Source material

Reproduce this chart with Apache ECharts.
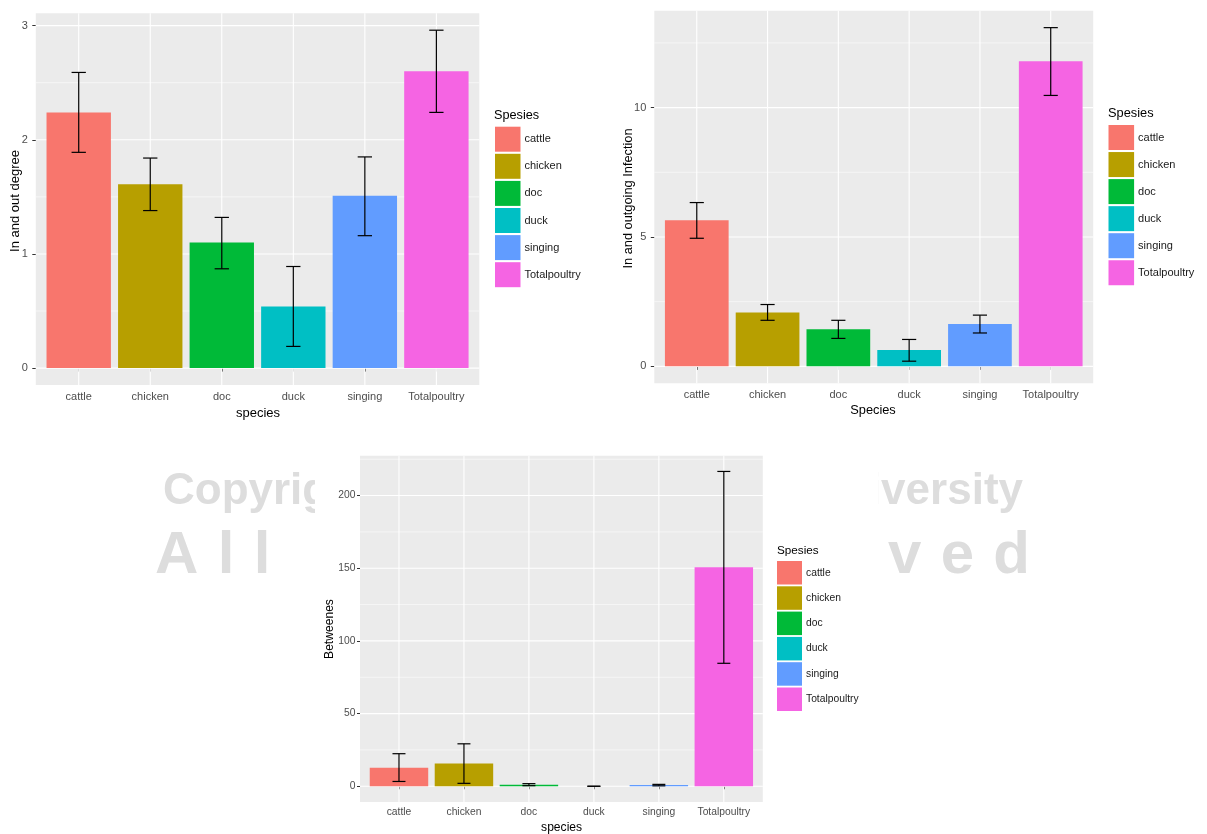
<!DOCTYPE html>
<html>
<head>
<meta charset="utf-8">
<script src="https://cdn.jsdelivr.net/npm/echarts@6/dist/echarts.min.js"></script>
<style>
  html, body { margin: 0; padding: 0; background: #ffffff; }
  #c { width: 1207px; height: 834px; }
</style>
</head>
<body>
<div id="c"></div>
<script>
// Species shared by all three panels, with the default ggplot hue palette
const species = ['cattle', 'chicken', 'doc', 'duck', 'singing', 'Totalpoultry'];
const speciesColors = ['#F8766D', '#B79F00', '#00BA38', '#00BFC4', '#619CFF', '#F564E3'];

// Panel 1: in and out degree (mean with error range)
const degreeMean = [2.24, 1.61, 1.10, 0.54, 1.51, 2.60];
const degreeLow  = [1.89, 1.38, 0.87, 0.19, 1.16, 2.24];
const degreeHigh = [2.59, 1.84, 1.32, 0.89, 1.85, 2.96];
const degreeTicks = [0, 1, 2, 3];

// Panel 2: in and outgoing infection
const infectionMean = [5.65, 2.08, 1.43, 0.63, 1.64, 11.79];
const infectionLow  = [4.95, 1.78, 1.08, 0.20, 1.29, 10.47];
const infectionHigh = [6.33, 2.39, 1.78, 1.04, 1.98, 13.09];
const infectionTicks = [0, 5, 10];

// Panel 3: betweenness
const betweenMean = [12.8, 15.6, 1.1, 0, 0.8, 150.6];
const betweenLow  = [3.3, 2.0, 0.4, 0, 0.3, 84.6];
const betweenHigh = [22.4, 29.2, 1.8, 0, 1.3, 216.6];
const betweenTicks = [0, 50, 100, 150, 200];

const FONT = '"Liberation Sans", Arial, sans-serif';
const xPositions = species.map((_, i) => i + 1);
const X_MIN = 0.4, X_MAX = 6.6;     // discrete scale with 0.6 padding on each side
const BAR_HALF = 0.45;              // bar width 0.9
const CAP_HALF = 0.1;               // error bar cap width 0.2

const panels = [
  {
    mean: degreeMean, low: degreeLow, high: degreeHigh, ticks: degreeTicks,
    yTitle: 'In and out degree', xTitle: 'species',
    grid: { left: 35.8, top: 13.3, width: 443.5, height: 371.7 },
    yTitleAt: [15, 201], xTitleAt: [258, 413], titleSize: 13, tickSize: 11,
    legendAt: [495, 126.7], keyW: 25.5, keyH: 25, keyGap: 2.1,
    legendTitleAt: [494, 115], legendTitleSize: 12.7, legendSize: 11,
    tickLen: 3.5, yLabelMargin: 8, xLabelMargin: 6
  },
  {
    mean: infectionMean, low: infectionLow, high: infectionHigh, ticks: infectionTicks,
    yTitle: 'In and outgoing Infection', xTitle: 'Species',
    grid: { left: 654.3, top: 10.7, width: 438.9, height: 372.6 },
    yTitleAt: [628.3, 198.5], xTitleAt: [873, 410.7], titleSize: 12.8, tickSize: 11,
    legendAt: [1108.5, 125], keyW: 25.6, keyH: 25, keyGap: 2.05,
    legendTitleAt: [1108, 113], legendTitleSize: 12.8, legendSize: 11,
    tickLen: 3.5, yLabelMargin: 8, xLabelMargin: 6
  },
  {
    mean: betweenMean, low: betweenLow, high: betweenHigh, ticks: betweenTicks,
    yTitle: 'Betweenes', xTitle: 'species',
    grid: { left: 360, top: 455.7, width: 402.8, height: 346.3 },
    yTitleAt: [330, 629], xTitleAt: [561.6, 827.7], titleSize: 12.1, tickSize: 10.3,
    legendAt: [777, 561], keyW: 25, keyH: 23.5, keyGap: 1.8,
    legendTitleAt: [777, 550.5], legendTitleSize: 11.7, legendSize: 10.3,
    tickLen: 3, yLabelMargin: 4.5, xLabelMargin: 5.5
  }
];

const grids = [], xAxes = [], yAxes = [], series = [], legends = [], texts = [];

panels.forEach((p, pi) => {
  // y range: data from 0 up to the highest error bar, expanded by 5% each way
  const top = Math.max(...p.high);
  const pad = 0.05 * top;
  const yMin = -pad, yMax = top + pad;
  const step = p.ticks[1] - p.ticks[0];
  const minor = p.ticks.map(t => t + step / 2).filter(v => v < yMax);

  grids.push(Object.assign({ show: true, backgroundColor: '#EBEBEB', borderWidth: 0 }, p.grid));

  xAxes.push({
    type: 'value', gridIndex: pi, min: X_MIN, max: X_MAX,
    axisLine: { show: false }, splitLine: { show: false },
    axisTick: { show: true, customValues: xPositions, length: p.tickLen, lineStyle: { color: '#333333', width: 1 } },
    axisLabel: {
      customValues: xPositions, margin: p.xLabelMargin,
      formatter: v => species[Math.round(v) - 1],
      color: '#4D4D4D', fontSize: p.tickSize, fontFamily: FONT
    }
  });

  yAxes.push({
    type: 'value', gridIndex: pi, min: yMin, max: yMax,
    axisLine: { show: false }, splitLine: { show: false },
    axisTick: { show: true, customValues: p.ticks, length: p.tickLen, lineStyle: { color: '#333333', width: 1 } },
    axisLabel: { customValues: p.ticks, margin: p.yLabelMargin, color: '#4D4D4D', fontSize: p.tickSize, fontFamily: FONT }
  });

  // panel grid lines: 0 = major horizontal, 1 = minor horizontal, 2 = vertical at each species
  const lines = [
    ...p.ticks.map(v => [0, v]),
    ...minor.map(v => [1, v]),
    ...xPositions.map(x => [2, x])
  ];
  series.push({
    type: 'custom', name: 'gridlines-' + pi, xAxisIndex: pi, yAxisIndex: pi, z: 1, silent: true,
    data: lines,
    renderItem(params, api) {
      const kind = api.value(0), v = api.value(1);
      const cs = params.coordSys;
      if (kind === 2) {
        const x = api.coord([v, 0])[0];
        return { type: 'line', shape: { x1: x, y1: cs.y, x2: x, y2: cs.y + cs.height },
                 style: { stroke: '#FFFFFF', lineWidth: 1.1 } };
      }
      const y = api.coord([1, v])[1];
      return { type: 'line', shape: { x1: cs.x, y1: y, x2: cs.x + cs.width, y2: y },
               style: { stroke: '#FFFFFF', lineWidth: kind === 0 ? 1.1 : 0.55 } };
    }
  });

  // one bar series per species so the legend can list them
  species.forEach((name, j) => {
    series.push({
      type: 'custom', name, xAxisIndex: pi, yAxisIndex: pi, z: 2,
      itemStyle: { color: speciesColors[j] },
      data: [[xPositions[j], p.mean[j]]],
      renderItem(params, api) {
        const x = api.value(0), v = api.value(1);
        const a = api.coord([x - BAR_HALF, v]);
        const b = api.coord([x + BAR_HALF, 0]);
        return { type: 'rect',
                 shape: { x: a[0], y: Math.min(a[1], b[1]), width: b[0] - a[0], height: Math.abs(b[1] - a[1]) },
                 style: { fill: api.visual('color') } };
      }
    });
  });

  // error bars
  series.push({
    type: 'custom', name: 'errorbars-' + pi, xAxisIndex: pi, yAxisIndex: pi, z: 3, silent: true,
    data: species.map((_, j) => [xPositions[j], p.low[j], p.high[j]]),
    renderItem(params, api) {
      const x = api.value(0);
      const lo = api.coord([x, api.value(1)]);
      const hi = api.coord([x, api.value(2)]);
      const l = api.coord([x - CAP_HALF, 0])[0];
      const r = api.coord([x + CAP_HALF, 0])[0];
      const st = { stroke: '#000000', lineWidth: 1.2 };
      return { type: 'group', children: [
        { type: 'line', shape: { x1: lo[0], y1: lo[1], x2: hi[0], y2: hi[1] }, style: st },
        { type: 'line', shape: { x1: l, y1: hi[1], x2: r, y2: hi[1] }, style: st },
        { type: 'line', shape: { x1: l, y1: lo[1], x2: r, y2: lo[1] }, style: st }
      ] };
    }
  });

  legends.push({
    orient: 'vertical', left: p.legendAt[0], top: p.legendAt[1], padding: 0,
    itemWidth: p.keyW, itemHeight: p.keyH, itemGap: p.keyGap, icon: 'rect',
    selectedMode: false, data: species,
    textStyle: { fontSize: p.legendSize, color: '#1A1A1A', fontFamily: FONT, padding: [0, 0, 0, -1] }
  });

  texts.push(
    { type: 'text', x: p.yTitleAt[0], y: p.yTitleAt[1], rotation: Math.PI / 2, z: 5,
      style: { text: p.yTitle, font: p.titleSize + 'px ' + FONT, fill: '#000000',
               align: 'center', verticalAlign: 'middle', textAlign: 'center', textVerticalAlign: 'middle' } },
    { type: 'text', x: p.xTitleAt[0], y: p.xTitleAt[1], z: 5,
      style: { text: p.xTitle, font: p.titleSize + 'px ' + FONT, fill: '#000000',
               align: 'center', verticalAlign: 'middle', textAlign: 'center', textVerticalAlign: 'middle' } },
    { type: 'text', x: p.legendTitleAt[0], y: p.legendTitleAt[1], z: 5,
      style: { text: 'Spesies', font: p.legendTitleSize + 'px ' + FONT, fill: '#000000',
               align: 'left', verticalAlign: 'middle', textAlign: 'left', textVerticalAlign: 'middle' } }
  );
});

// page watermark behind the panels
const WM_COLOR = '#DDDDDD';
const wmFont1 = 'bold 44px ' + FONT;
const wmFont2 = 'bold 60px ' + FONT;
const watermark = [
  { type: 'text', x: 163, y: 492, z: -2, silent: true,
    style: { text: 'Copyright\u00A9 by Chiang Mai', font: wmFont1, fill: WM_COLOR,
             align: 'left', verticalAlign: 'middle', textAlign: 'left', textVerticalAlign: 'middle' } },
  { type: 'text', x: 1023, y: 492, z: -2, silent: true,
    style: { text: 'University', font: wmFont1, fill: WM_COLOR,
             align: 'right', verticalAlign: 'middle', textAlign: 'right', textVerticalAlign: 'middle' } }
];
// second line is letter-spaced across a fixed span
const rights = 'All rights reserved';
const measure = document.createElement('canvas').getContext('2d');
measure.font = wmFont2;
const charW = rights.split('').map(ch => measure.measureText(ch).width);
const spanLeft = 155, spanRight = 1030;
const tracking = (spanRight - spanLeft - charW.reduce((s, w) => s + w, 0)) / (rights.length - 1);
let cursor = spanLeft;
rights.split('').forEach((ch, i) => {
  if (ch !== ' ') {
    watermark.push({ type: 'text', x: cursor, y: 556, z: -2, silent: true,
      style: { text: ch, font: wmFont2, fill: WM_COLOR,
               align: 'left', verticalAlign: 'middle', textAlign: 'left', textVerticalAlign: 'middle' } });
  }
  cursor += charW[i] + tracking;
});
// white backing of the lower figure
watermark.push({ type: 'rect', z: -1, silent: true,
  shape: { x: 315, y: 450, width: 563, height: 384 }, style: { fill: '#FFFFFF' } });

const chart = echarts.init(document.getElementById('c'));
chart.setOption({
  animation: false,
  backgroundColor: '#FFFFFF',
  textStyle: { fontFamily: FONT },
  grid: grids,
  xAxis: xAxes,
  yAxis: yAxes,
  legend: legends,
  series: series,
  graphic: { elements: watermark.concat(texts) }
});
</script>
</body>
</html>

Problem to solve
Write out, word for word, the lines from the start of the data through the one holding "const degreeTicks = [0, 1, 2, 3];". Omit pictures.

Finished exercise
Reproduce this chart with Apache ECharts.
<!DOCTYPE html>
<html>
<head>
<meta charset="utf-8">
<script src="https://cdn.jsdelivr.net/npm/echarts@6/dist/echarts.min.js"></script>
<style>
  html, body { margin: 0; padding: 0; background: #ffffff; }
  #c { width: 1207px; height: 834px; }
</style>
</head>
<body>
<div id="c"></div>
<script>
// Species shared by all three panels, with the default ggplot hue palette
const species = ['cattle', 'chicken', 'doc', 'duck', 'singing', 'Totalpoultry'];
const speciesColors = ['#F8766D', '#B79F00', '#00BA38', '#00BFC4', '#619CFF', '#F564E3'];

// Panel 1: in and out degree (mean with error range)
const degreeMean = [2.24, 1.61, 1.10, 0.54, 1.51, 2.60];
const degreeLow  = [1.89, 1.38, 0.87, 0.19, 1.16, 2.24];
const degreeHigh = [2.59, 1.84, 1.32, 0.89, 1.85, 2.96];
const degreeTicks = [0, 1, 2, 3];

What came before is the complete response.